Set problem ->
Within the records that follow, restate exactly the lines from the line with "Clone this chart in seaborn and matplotlib." down to the line with "from matplotlib.ticker import", including both. Omit the pictures.

Entries supplied ->
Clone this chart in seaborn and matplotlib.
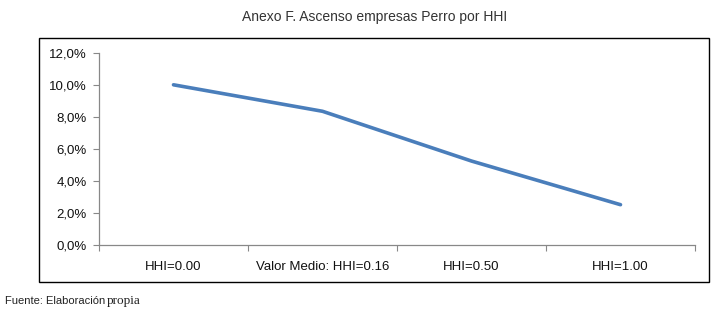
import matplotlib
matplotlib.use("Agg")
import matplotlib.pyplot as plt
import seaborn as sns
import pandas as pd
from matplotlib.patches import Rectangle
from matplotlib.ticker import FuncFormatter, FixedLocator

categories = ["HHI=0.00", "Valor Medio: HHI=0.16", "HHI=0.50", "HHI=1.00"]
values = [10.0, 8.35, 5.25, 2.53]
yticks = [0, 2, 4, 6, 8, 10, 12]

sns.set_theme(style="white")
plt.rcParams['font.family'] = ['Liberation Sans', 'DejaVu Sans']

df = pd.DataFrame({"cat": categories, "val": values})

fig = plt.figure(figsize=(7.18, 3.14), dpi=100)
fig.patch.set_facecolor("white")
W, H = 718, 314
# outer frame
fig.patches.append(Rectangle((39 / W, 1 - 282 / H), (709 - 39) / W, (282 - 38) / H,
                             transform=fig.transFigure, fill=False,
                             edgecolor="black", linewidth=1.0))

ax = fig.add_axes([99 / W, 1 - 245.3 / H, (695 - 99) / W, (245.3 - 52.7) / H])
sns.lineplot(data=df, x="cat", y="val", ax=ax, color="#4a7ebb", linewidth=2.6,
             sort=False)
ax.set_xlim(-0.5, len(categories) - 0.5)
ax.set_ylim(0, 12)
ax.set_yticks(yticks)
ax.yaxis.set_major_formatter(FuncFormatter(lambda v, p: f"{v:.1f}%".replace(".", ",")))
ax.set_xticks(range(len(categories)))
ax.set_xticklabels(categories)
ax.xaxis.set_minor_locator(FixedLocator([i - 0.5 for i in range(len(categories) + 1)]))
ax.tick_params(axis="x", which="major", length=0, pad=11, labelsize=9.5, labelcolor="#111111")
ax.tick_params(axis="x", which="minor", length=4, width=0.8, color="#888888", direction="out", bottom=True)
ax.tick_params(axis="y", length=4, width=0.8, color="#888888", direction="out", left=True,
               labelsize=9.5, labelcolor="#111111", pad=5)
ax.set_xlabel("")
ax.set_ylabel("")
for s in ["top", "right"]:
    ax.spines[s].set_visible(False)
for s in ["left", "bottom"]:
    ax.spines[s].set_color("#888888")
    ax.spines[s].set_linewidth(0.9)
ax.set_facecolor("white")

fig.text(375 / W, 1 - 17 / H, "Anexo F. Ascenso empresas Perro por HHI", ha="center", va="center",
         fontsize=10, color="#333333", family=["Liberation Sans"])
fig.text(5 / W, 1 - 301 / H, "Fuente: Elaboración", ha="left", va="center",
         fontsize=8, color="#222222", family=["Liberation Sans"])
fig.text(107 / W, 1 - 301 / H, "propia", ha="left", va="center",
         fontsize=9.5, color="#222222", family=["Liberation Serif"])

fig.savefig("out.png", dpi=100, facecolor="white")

* * *

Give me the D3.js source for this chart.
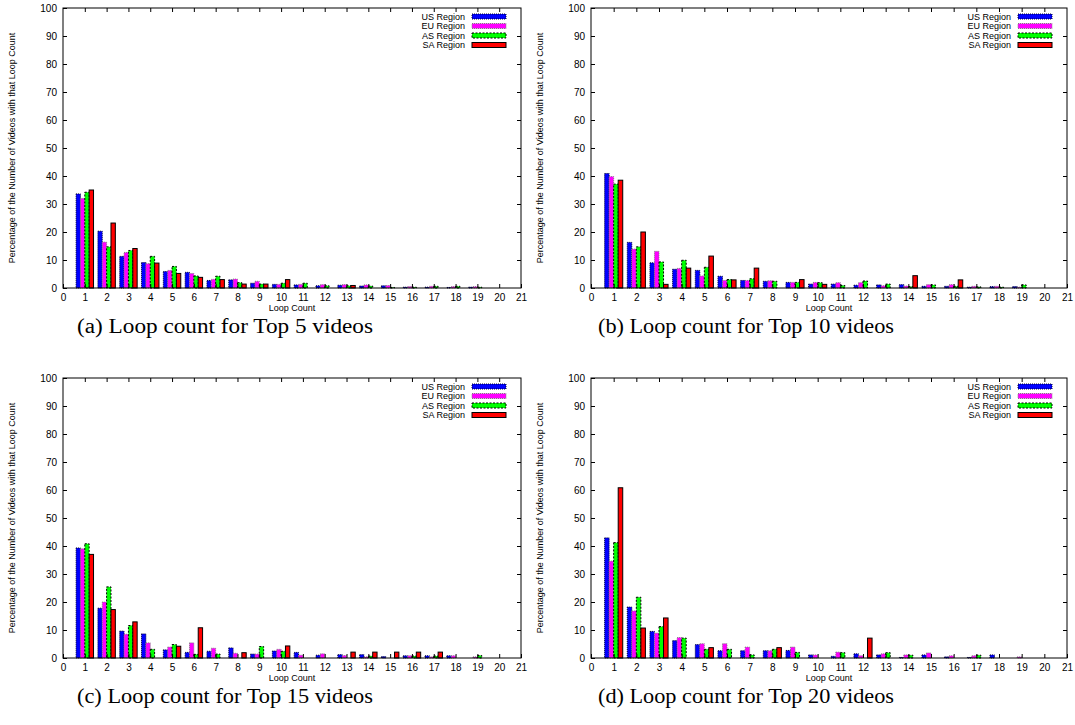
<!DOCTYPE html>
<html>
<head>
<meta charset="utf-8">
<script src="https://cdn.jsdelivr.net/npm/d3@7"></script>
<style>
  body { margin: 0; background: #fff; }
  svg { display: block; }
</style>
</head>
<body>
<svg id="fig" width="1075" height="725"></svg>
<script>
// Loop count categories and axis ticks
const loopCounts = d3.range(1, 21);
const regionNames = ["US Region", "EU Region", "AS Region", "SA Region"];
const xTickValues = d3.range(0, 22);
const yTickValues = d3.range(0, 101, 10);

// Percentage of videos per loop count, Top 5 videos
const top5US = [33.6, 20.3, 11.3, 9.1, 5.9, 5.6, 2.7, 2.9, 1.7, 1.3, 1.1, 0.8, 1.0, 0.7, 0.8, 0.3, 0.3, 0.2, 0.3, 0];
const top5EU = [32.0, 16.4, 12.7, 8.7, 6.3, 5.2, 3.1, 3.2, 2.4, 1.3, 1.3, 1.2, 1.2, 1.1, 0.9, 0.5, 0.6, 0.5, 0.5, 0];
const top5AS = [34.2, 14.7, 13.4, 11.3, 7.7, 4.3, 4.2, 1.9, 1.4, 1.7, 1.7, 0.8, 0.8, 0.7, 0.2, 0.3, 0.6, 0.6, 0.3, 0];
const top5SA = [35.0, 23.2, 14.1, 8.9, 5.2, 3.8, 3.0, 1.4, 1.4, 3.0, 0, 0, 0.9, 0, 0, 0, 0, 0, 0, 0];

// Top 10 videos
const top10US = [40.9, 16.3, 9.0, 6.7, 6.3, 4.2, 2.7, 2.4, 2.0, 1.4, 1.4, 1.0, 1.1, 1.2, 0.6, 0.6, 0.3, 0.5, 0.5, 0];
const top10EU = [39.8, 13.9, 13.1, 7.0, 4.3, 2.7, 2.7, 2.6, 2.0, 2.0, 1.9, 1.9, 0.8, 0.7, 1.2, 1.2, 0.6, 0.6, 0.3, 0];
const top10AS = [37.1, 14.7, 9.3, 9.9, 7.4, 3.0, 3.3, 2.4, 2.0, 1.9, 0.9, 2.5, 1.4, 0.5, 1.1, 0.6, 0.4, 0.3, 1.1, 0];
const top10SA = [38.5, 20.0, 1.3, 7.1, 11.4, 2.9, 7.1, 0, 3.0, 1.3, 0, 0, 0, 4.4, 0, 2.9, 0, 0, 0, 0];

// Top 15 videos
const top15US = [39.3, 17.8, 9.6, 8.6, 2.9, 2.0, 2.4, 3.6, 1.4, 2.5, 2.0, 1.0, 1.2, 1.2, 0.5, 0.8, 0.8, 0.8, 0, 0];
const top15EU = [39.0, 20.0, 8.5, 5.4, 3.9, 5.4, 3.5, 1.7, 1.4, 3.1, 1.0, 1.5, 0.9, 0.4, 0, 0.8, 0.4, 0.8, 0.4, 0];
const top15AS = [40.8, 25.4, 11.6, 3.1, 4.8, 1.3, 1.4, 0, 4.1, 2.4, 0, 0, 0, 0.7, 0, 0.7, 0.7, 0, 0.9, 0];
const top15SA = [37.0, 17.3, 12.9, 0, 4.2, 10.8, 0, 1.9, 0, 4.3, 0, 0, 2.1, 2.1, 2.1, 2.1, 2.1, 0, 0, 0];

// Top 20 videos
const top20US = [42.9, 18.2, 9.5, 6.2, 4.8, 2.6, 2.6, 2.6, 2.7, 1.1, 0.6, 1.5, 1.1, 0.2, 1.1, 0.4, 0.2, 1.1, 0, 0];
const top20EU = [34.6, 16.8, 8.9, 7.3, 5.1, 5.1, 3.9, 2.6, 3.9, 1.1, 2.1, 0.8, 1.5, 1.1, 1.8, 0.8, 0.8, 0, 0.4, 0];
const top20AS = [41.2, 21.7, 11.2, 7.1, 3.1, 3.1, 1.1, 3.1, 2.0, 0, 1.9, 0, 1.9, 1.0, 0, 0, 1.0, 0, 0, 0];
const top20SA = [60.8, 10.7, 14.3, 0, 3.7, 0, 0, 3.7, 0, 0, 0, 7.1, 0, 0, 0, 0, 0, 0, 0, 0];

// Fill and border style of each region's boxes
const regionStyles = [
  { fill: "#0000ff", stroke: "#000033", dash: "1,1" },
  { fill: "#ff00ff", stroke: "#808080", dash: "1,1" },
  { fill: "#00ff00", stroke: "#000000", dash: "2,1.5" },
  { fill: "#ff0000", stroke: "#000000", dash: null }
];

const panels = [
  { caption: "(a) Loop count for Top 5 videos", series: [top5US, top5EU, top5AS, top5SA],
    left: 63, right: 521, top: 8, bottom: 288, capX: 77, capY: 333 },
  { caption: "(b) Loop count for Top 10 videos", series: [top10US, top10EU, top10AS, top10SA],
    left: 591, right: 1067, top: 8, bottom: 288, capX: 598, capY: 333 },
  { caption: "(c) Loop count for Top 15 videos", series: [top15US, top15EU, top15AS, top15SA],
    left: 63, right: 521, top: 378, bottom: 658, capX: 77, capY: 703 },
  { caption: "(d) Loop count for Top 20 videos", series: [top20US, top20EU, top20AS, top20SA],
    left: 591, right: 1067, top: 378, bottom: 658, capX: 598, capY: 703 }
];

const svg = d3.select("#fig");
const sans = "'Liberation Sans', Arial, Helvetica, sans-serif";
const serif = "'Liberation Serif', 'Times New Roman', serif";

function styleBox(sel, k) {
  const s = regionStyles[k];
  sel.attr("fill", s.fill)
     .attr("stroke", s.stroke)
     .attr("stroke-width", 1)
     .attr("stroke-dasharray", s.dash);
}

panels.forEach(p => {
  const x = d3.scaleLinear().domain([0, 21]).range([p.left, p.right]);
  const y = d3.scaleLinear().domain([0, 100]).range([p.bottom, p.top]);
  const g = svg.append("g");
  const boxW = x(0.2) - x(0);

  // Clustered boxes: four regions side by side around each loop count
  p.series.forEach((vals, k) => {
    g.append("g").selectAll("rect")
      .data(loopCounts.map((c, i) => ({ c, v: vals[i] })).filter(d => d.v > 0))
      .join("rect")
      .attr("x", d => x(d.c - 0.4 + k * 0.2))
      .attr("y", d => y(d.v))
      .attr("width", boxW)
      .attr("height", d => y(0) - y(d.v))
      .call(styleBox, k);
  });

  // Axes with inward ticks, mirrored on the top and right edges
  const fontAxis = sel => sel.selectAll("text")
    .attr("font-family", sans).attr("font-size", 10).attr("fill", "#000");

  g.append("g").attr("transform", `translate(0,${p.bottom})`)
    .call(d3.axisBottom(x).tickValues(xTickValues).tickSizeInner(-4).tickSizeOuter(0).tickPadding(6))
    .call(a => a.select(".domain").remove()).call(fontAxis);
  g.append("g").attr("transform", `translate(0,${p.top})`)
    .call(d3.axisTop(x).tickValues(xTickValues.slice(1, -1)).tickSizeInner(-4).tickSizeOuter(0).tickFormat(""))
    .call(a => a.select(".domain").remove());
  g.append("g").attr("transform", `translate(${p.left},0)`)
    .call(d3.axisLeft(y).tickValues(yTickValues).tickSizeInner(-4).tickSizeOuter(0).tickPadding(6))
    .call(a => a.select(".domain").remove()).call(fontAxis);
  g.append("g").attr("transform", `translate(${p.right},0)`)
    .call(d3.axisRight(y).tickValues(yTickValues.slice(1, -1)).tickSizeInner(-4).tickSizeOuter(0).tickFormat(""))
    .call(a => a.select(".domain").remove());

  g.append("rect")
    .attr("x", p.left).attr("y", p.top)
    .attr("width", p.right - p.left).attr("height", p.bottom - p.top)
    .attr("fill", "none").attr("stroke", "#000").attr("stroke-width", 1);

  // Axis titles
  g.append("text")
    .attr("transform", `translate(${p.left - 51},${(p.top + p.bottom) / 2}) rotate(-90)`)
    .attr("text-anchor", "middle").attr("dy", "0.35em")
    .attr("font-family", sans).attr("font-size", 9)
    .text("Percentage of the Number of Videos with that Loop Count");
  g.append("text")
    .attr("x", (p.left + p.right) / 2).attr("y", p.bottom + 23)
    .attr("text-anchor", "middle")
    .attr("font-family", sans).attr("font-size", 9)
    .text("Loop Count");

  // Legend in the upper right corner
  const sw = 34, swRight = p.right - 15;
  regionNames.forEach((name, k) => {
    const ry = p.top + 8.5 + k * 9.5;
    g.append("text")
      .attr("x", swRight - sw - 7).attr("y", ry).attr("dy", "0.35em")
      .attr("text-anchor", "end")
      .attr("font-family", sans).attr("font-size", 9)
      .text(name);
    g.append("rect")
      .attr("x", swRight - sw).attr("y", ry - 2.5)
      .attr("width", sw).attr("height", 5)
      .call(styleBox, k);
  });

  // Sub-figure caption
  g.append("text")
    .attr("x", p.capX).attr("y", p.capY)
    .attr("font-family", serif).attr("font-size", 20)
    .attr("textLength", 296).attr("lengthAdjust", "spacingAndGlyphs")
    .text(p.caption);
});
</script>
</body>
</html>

* * *

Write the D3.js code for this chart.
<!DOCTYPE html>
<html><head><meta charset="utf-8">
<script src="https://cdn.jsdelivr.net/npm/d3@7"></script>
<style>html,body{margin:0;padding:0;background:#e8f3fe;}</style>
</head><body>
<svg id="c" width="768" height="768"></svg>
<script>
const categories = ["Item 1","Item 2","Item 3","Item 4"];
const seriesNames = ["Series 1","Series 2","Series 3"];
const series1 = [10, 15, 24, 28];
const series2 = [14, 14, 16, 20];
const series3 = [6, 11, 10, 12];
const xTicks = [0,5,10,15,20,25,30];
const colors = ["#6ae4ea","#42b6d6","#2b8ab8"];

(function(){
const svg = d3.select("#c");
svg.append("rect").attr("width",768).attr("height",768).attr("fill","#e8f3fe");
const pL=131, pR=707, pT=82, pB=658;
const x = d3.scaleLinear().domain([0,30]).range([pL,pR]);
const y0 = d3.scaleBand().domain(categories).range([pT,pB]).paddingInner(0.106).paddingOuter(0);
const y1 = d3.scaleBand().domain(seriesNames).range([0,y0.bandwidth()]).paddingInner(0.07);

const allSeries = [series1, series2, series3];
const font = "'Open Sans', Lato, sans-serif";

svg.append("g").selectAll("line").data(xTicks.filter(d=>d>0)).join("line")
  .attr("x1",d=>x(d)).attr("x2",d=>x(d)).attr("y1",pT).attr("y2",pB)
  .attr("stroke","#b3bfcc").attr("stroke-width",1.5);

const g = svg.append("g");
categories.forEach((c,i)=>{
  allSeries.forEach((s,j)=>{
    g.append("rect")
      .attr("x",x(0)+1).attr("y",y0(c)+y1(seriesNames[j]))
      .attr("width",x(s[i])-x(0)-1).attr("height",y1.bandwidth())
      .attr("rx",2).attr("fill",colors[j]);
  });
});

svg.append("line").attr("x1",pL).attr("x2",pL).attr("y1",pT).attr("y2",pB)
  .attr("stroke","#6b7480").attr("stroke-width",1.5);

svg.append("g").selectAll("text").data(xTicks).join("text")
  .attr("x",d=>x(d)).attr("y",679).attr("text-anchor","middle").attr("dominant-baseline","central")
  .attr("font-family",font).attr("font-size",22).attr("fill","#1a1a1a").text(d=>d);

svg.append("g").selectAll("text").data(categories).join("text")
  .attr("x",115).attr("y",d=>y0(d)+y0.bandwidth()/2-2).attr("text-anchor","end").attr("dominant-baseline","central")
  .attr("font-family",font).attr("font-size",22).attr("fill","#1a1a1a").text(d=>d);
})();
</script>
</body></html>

Solution ->
Clone this chart in seaborn and matplotlib.
import matplotlib
matplotlib.use("Agg")
import matplotlib.pyplot as plt
import seaborn as sns
import pandas as pd
from matplotlib.patches import Rectangle
from matplotlib.ticker import FuncFormatter, FixedLocator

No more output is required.